I lived off the grid recently, for eight whole days. I was on a raft trip on a river in a remote place. There was no communication with the outside world; no phone, no radio. Smoke signals, maybe, but that’s it. The only other people we’d be able to talk to were the ones right there, up close and in person. I jumped at the chance to join such a trip since, for one thing, I’m weird like that.

For the first few days of the journey, my companions and I – there were 28 of us – were well distracted by other things, but as we settled into the trip, there were more and more comments about it being pretty nice to be out of touch, out in nowhere. More specifically, how pleasant it felt to be unburdened by what we admitted were the insistent demands of our phones, to not be compelled to respond to their every whim.

Yes, it was freeing not to feel obligated to take part in the incessant cacophony of what I call the “low-grade communication” that most of us are awash in.

When the trip was over and we were about to reenter civilization, there were more than a few murmurs of “I dread turning on my phone.” Maybe they were just joking, but wow. It made me think.

I realized that much of the communication that we engage in is of the aforementioned low-grade variety. Perhaps humans aren’t made for that. Perhaps that chatter does us more harm than good.

Unarguably, text messaging is a practical and handy tool for conveying simple messages. I love it and, like most people, I use it all the time. Unfortunately, we seem to increasingly use it for unnecessary blather or, worse, we press it into service for the exchange of information and emotion that would be far better suited to other forms of communication.

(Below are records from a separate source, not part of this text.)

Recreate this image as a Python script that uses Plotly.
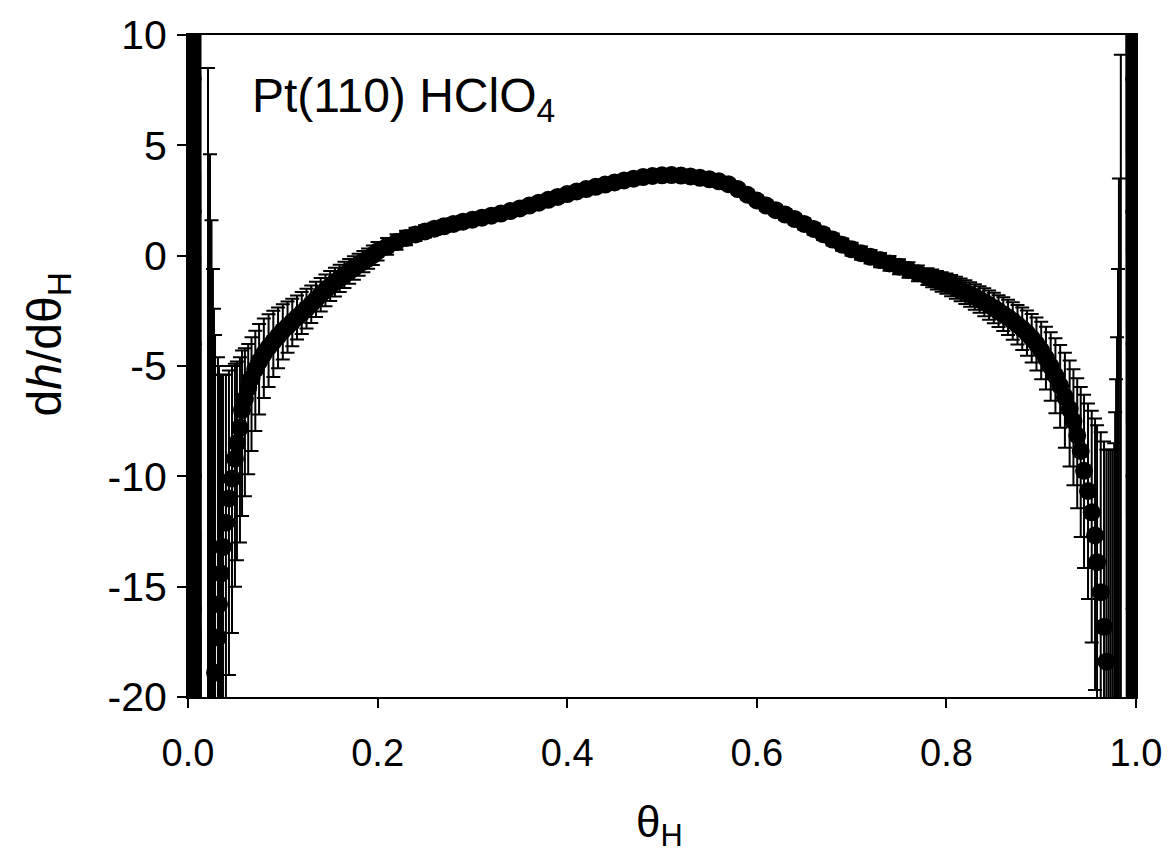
import plotly.graph_objects as go

# ---- main data: theta_H, dh/dtheta_H, upper error, lower error ----
theta = [
    0.0211, 0.0232, 0.0248, 0.0263, 0.0274, 0.0285, 0.0316, 0.0327, 0.0348, 0.0369,
    0.0400, 0.0432, 0.0464, 0.0495, 0.0516, 0.0548, 0.0570, 0.0600, 0.0635, 0.0670,
    0.0710, 0.0750, 0.0800, 0.0850, 0.0900, 0.0950, 0.1000, 0.1050, 0.1100, 0.1150,
    0.1200, 0.1250, 0.1300, 0.1350, 0.1400, 0.1450, 0.1500, 0.1550, 0.1600, 0.1650,
    0.1700, 0.1750, 0.1800, 0.1850, 0.1900, 0.1950, 0.2000, 0.2100, 0.2200, 0.2300,
    0.2400, 0.2500, 0.2600, 0.2700, 0.2800, 0.2900, 0.3000, 0.3100, 0.3200, 0.3300,
    0.3400, 0.3500, 0.3600, 0.3700, 0.3800, 0.3900, 0.4000, 0.4100, 0.4200, 0.4300,
    0.4400, 0.4500, 0.4600, 0.4700, 0.4800, 0.4900, 0.5000, 0.5100, 0.5200, 0.5300,
    0.5400, 0.5500, 0.5600, 0.5700, 0.5800, 0.5900, 0.6000, 0.6100, 0.6200, 0.6300,
    0.6400, 0.6500, 0.6600, 0.6700, 0.6800, 0.6900, 0.7000, 0.7100, 0.7200, 0.7300,
    0.7400, 0.7500, 0.7600, 0.7700, 0.7800, 0.7850, 0.7900, 0.7950, 0.8000, 0.8050,
    0.8100, 0.8150, 0.8200, 0.8250, 0.8300, 0.8350, 0.8400, 0.8450, 0.8500, 0.8550,
    0.8600, 0.8650, 0.8700, 0.8750, 0.8800, 0.8850, 0.8900, 0.8950, 0.9000, 0.9050,
    0.9100, 0.9150, 0.9200, 0.9250, 0.9300, 0.9340, 0.9380, 0.9417, 0.9452, 0.9494,
    0.9533, 0.9568, 0.9589, 0.9628, 0.9663, 0.9688, 0.9710, 0.9730, 0.9750, 0.9770,
    0.9780, 0.9790, 0.9800, 0.9810, 0.9820, 0.9840,
]
dh = [
    -32.0, -30.0, -28.0, -26.0, -24.0, -18.9, -17.3, -15.8, -14.4, -13.2,
    -12.1, -11.0, -10.1, -9.2, -8.5, -7.8, -7.0, -6.5, -6.0, -5.55,
    -5.15, -4.8, -4.45, -4.15, -3.9, -3.65, -3.4, -3.2, -3.0, -2.8,
    -2.6, -2.4, -2.2, -1.98, -1.77, -1.57, -1.38, -1.2, -1.03, -0.87,
    -0.71, -0.56, -0.41, -0.27, -0.13, 0.02, 0.2, 0.42, 0.62, 0.8,
    0.96, 1.1, 1.22, 1.33, 1.44, 1.54, 1.63, 1.72, 1.81, 1.91,
    2.02, 2.14, 2.27, 2.4, 2.53, 2.66, 2.79, 2.91, 3.02, 3.12,
    3.22, 3.32, 3.41, 3.49, 3.56, 3.61, 3.64, 3.65, 3.63, 3.59,
    3.53, 3.46, 3.37, 3.24, 3.02, 2.76, 2.5, 2.27, 2.06, 1.86,
    1.66, 1.44, 1.21, 0.97, 0.73, 0.5, 0.29, 0.11, -0.05, -0.2,
    -0.35, -0.5, -0.65, -0.8, -0.95, -1.03, -1.11, -1.19, -1.27, -1.36,
    -1.45, -1.55, -1.65, -1.76, -1.87, -1.99, -2.11, -2.24, -2.37, -2.51,
    -2.65, -2.8, -2.96, -3.13, -3.31, -3.51, -3.74, -4.0, -4.3, -4.64,
    -5.02, -5.44, -5.9, -6.4, -6.95, -7.5, -8.15, -8.85, -9.75, -10.66,
    -11.63, -12.68, -13.89, -15.25, -16.82, -18.4, -21.5, -23.0, -25.0, -27.0,
    -29.0, -31.0, -33.0, -35.0, -37.0, -40.0,
]
err_up = [
    40.5, 34.6, 29.6, 25.4, 21.6, 15.3, 12.7, 10.8, 9.0, 7.8,
    6.7, 5.8, 5.1, 4.3, 3.7, 3.2, 2.7, 2.3, 2.0, 1.85,
    1.75, 1.7, 1.6, 1.5, 1.4, 1.3, 1.2, 1.12, 1.05, 1.0,
    0.95, 0.9, 0.85, 0.8, 0.76, 0.72, 0.68, 0.65, 0.62, 0.59,
    0.56, 0.53, 0.5, 0.48, 0.46, 0.44, 0.42, 0.38, 0.35, 0.33,
    0.3, 0.28, 0.27, 0.26, 0.25, 0.25, 0.24, 0.24, 0.23, 0.23,
    0.22, 0.22, 0.22, 0.21, 0.21, 0.21, 0.2, 0.2, 0.2, 0.2,
    0.2, 0.2, 0.2, 0.2, 0.2, 0.2, 0.2, 0.2, 0.2, 0.2,
    0.2, 0.2, 0.2, 0.2, 0.2, 0.21, 0.21, 0.22, 0.22, 0.23,
    0.23, 0.24, 0.25, 0.26, 0.27, 0.28, 0.29, 0.3, 0.31, 0.32,
    0.33, 0.34, 0.35, 0.36, 0.38, 0.4, 0.42, 0.44, 0.46, 0.48,
    0.5, 0.52, 0.54, 0.56, 0.58, 0.6, 0.63, 0.66, 0.69, 0.72,
    0.76, 0.8, 0.85, 0.9, 0.96, 1.02, 1.1, 1.2, 1.3, 1.42,
    1.55, 1.7, 1.85, 2.0, 2.2, 2.35, 2.6, 2.9, 3.45, 3.96,
    4.6, 5.3, 6.2, 7.25, 8.4, 9.6, 12.7, 14.2, 16.2, 18.5,
    21.9, 25.4, 29.3, 34.4, 40.5, 49.1,
]
err_down = [
    10.0, 10.0, 10.0, 10.0, 10.0, 12.0, 11.0, 10.0, 9.5, 9.0,
    8.5, 8.0, 7.0, 5.8, 5.3, 5.2, 4.8, 4.4, 3.9, 3.3,
    2.8, 2.4, 2.0, 1.8, 1.6, 1.45, 1.3, 1.2, 1.1, 1.0,
    0.95, 0.9, 0.85, 0.8, 0.76, 0.72, 0.68, 0.65, 0.62, 0.59,
    0.56, 0.53, 0.5, 0.48, 0.46, 0.44, 0.42, 0.38, 0.35, 0.33,
    0.3, 0.28, 0.27, 0.26, 0.25, 0.25, 0.24, 0.24, 0.23, 0.23,
    0.22, 0.22, 0.22, 0.21, 0.21, 0.21, 0.2, 0.2, 0.2, 0.2,
    0.2, 0.2, 0.2, 0.2, 0.2, 0.2, 0.2, 0.2, 0.2, 0.2,
    0.2, 0.2, 0.2, 0.2, 0.2, 0.21, 0.21, 0.22, 0.22, 0.23,
    0.23, 0.24, 0.25, 0.26, 0.27, 0.28, 0.29, 0.3, 0.31, 0.32,
    0.33, 0.34, 0.35, 0.36, 0.38, 0.4, 0.42, 0.44, 0.46, 0.48,
    0.5, 0.52, 0.54, 0.56, 0.58, 0.6, 0.63, 0.66, 0.69, 0.72,
    0.76, 0.8, 0.85, 0.9, 0.96, 1.02, 1.1, 1.2, 1.3, 1.42,
    1.55, 1.7, 1.9, 2.3, 2.6, 2.9, 3.3, 3.9, 4.4, 4.9,
    5.9, 7.0, 7.5, 8.5, 9.5, 10.5, 11.0, 11.0, 11.0, 11.0,
    11.0, 11.0, 11.0, 11.0, 11.0, 11.0,
]

# ---- the near-vertical runs of points at the two edges ----
edge_left_theta = [0.0068, 0.0069, 0.0070, 0.0071, 0.0072, 0.0073, 0.0074]
edge_left_dh = [14.0, 8.0, 2.0, -4.0, -10.0, -16.0, -24.0]
edge_right_theta = [0.9966, 0.9965, 0.9964, 0.9963, 0.9962, 0.9961, 0.9960]
edge_right_dh = [-24.0, -16.0, -10.0, -4.0, 2.0, 8.0, 14.0]

# ---- tick labels ----
x_tickvals = [0.0, 0.2, 0.4, 0.6, 0.8, 1.0]
x_ticktext = ["0.0", "0.2", "0.4", "0.6", "0.8", "1.0"]
y_tickvals = [-20, -15, -10, -5, 0, 5, 10]
y_ticktext = ["-20", "-15", "-10", "-5", "0", "5", "10"]

FONT = "Liberation Sans, Arial, sans-serif"

fig = go.Figure()

fig.add_trace(go.Scatter(
    x=theta, y=dh, mode="markers",
    marker=dict(symbol="circle", size=18, color="black"),
    error_y=dict(type="data", symmetric=False, array=err_up, arrayminus=err_down,
                 color="black", thickness=2, width=7),
    showlegend=False,
))
for ex, ey in ((edge_left_theta, edge_left_dh), (edge_right_theta, edge_right_dh)):
    fig.add_trace(go.Scatter(
        x=ex, y=ey, mode="lines+markers",
        line=dict(color="black", width=14),
        marker=dict(symbol="circle", size=14, color="black"),
        showlegend=False,
    ))

fig.update_layout(
    width=1174, height=867,
    margin=dict(l=188, r=37, t=32, b=170),
    paper_bgcolor="white", plot_bgcolor="white",
    font=dict(family=FONT, color="black", size=38),
    xaxis=dict(range=[0, 1], tickmode="array", tickvals=x_tickvals, ticktext=x_ticktext,
               showgrid=False, zeroline=False, showline=True, linecolor="black",
               linewidth=2, mirror=True, ticks="outside", ticklen=9, tickwidth=1.5,
               tickcolor="black", ticklabelstandoff=12,
               tickfont=dict(size=38, family=FONT, color="black")),
    yaxis=dict(range=[-20, 10], tickmode="array", tickvals=y_tickvals, ticktext=y_ticktext,
               showgrid=False, zeroline=False, showline=True, linecolor="black",
               linewidth=2, mirror=True, ticks="outside", ticklen=9, tickwidth=1.5,
               tickcolor="black", ticklabelstandoff=2,
               tickfont=dict(size=41, family=FONT, color="black")),
    annotations=[
        dict(text="Pt(110) HClO<sub>4</sub>", xref="x", yref="y", x=0.065, y=7.1,
             xanchor="left", yanchor="middle", showarrow=False,
             font=dict(size=48, family=FONT, color="black")),
        dict(text="d<i>h</i>/dθ<sub>H</sub>", xref="paper", yref="paper",
             x=-0.148, y=0.532, textangle=-90, xanchor="center", yanchor="middle",
             showarrow=False, font=dict(size=48, family=FONT, color="black")),
        dict(text="θ<sub>H</sub>", xref="paper", yref="paper", x=0.497, y=-0.194,
             xanchor="center", yanchor="middle", showarrow=False,
             font=dict(size=44, family=FONT, color="black")),
    ],
)

fig.write_html("out.html")
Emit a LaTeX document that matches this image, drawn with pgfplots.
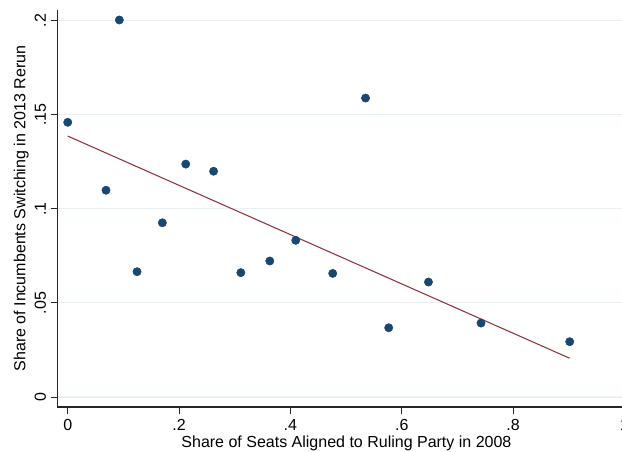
\documentclass[border=0pt]{standalone}
\usepackage{pgfplots}
\pgfplotsset{compat=1.18}
\usepackage{fontspec}
\setmainfont{Liberation Sans}
\definecolor{stnavy}{RGB}{26,71,111}
\definecolor{stmaroon}{RGB}{144,53,59}
\definecolor{stgrid}{RGB}{232,240,242}
\begin{document}
\begin{tikzpicture}
\begin{axis}[
  name=ax,
  scale only axis,
  width=433.65pt, height=297.75pt,
  xmin=-0.01868, xmax=1.02,
  ymin=-0.00531, ymax=0.2057,
  axis lines=left,
  axis line style={-, line width=0.8pt, black!85},
  xtick={0,0.2,0.4,0.6,0.8,1},
  xticklabels={0,.2,.4,.6,.8,1},
  ytick={0,0.05,0.1,0.15,0.2},
  yticklabels={0,.05,.1,.15,.2},
  tick align=outside,
  major tick length=5pt,
  tick style={line width=0.7pt, black!85},
  ymajorgrids,
  grid style={line width=0.8pt, stgrid},
  font=\fontsize{12}{14}\selectfont,
  /pgf/number format/assume math mode=true,
  xticklabel style={font=\fontsize{12}{14}\selectfont, anchor=north, yshift=-1pt},
  yticklabel style={font=\fontsize{12}{14}\selectfont, rotate=90, anchor=south},
  xlabel={Share of Seats Aligned to Ruling Party in 2008},
  ylabel={Share of Incumbents Switching in 2013 Rerun},
  xlabel style={at={(axis description cs:0.5,-0.0907)}, anchor=center},
  ylabel style={at={(axis description cs:-0.0623,0.5)}, anchor=center},
  clip=false,
]
\addplot[only marks, mark=*, mark size=3.1pt, mark options={fill=stnavy, draw=stnavy}] coordinates {
(0.000,0.1460)
(0.0927,0.2004)
(0.0688,0.1099)
(0.1245,0.0666)
(0.170,0.0926)
(0.212,0.1238)
(0.262,0.1200)
(0.311,0.0661)
(0.363,0.0723)
(0.4096,0.0833)
(0.476,0.0657)
(0.535,0.1589)
(0.5766,0.0368)
(0.648,0.0611)
(0.7424,0.0393)
(0.9017,0.0294)
};
\addplot[stmaroon, line width=0.8pt] coordinates {(0,0.1387) (0.9017,0.0206)};
\end{axis}
\pgfresetboundingbox
\path[use as bounding box] ([shift={(-43pt,-33pt)}]ax.south west) rectangle ([shift={(423.5pt,305.25pt)}]ax.south west);
\end{tikzpicture}
\end{document}
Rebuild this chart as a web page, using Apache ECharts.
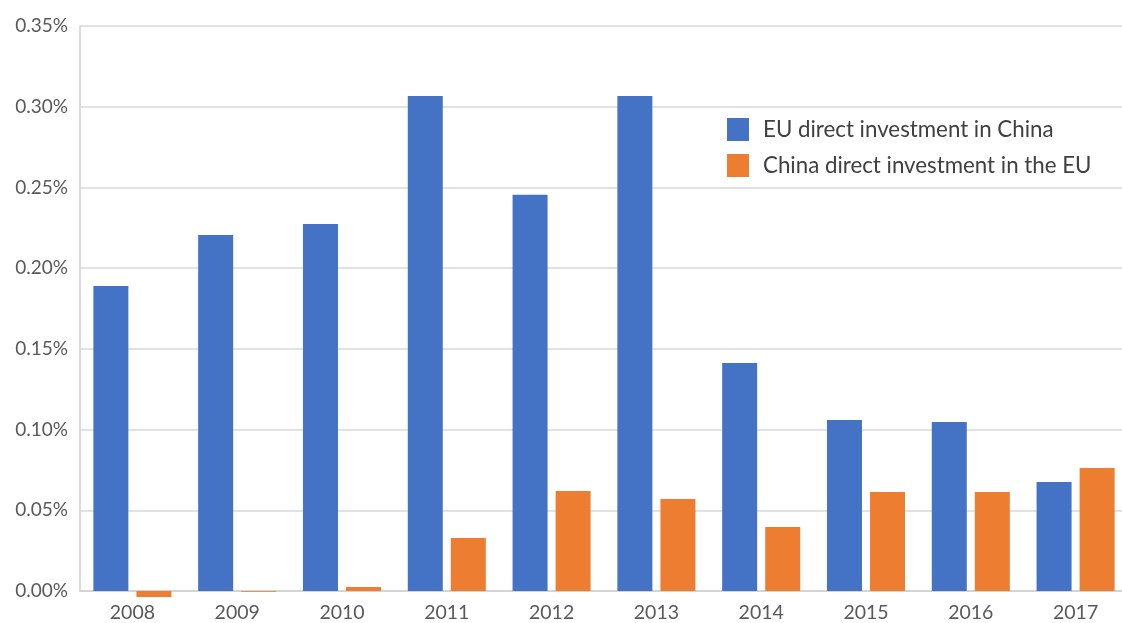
<!DOCTYPE html>
<html><head><meta charset="utf-8">
<script src="https://cdn.jsdelivr.net/npm/echarts@6/dist/echarts.min.js"></script>
<style>html,body{margin:0;padding:0;background:#fff;overflow:hidden}#c{width:1128px;height:623px}</style>
</head><body><div id="c"></div>
<script>
const categories = ['2008','2009','2010','2011','2012','2013','2014','2015','2016','2017'];
const euInChina = [0.189, 0.2206, 0.2274, 0.3067, 0.2454, 0.3067, 0.1413, 0.106, 0.1047, 0.0675];
const chinaInEU = [-0.0037, -0.0004, 0.0025, 0.0328, 0.062, 0.057, 0.0397, 0.0613, 0.0613, 0.0762];
const seriesNames = ['EU direct investment in China', 'China direct investment in the EU'];
const yTicks = {min: 0, max: 0.35, interval: 0.05};

const chart = echarts.init(document.getElementById('c'));
chart.setOption({
  animation: false,
  textStyle: {fontFamily: 'Lato'},
  grid: {left: 80, right: 0, top: 26, bottom: 32, containLabel: false},
  legend: {
    orient: 'vertical', left: 727, top: 118, padding: 0, itemWidth: 22, itemHeight: 23, itemGap: 13,
    icon: 'rect',
    textStyle: {fontSize: 22.3, color: '#404040', fontFamily: 'Lato', padding: [0,0,0,9]},
    data: seriesNames
  },
  xAxis: {
    type: 'category', data: categories,
    axisLine: {lineStyle: {color: '#d0d0d0', width: 1.5}},
    axisTick: {show: false},
    axisLabel: {fontSize: 19.5, color: '#595959', margin: 12}
  },
  yAxis: {
    type: 'value', min: yTicks.min, max: yTicks.max, interval: yTicks.interval,
    axisLine: {show: true, lineStyle: {color: '#d0d0d0', width: 1.5}},
    axisTick: {show: false},
    splitLine: {lineStyle: {color: '#d9d9d9', width: 1.5}},
    axisLabel: {fontSize: 19, color: '#595959', margin: 12, formatter: v => v.toFixed(2) + '%'}
  },
  series: [
    {name: seriesNames[0], type: 'bar', data: euInChina, barWidth: 35, barGap: '23%', clip: false, itemStyle: {color: '#4472C4'}},
    {name: seriesNames[1], type: 'bar', data: chinaInEU, barWidth: 35, clip: false, itemStyle: {color: '#ED7D31'}}
  ]
});
</script></body></html>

Let’s review some basic concepts about human communication, as I see it. The most effective form is, without a doubt, the spoken word, in person, face-to-face variety. With that, you get the words but also the bonus nuances of inflection, volume, cadence, emphasis, facial expression, body language, and more. You get not just what is said but how it’s said. It’s hard to imagine a better way of conveying information.

Face-to-face communication is also full-commitment, full-vulnerability in character, and that might be why we shy away from it sometimes when we can. And now it’s easier than ever to shy away from it.

We get cell phones into the hands of younger and younger kids all the time. Giving in to their clamoring for the devices with “in case of emergency” justification. To cover up our inability, haha, to say “uh. no.” Perhaps we should delay burdening our kids with phones as long as we can. At least until they can communicate well, the old-fashioned way

Instant across-town or around-the-world communication, the at-your-fingertips-phone variety has some fine points for sure. But it being so easy to impulsively engage in contact is not without its hazards. I think back on when I was a teenager, and I’m thankful that I was forced, due to the technology being the old dial phone on the kitchen wall, to consider more carefully what I was about to possibly rashly say.

I like that there are locales on the planet still out of reach of the digital net. Even if I never go to such a place again, it pleases me to know they still exist.

As I write, though, soon there will be no place on earth without phone and internet coverage, “thanks” to an increasing network of communication satellites. I think something of the mystic and magic of time and distance will be lost with such a technological “gain.”

In the meantime, can we please keep old-fashioned face-to-face and voice conversations alive? Let’s never forget the beauty of such high-grade contact.